Question:
The table below shows the drinking habits of adult men and women.
Men Women Total
Non-Drinker 387 421 808
Occasional Drinker 45 46 91
Regular Drinker 90 69 159
Heavy Drinker 37 34 71
Total 559 570 1,129
If one of the 1,129 people is randomly chosen, what is the probability that the person is a regular drinker or heavy drinker? Round your answer to 3 decimal places.
My answer:
P(regular drinker or heavy drinker) = P(regular drinker) + P(heavy drinker)
= (159/1129) + (71/1129)
= 230/1129
= .204
I agree
To calculate the probability that the randomly chosen person is a regular drinker or heavy drinker, you first need to determine the number of regular drinkers and heavy drinkers separately.
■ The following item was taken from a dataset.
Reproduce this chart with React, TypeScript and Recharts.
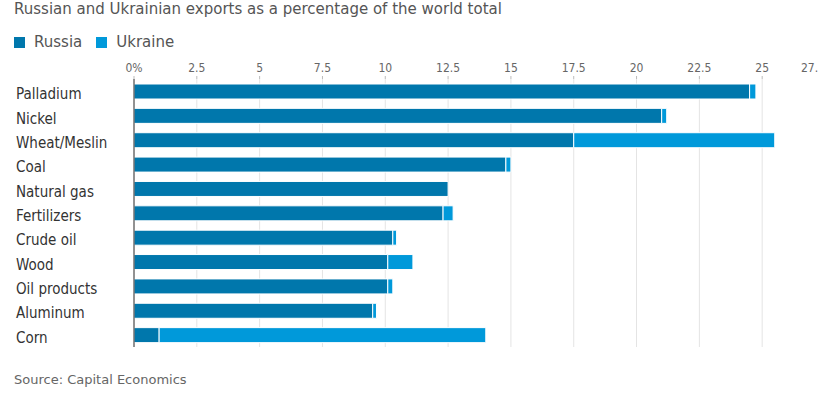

From the table, you can see that there are 159 regular drinkers and 71 heavy drinkers.
Now, divide the sum of regular drinkers and heavy drinkers by the total number of people in the sample:
P(regular drinker or heavy drinker) = (159 + 71) / 1129.
Calculate the numerator:
159 + 71 = 230.
Therefore, the probability that the person is a regular drinker or heavy drinker is:
P(regular drinker or heavy drinker) = 230 / 1129.
To round the answer to three decimal places, calculate the result:
P(regular drinker or heavy drinker) ≈ 0.204.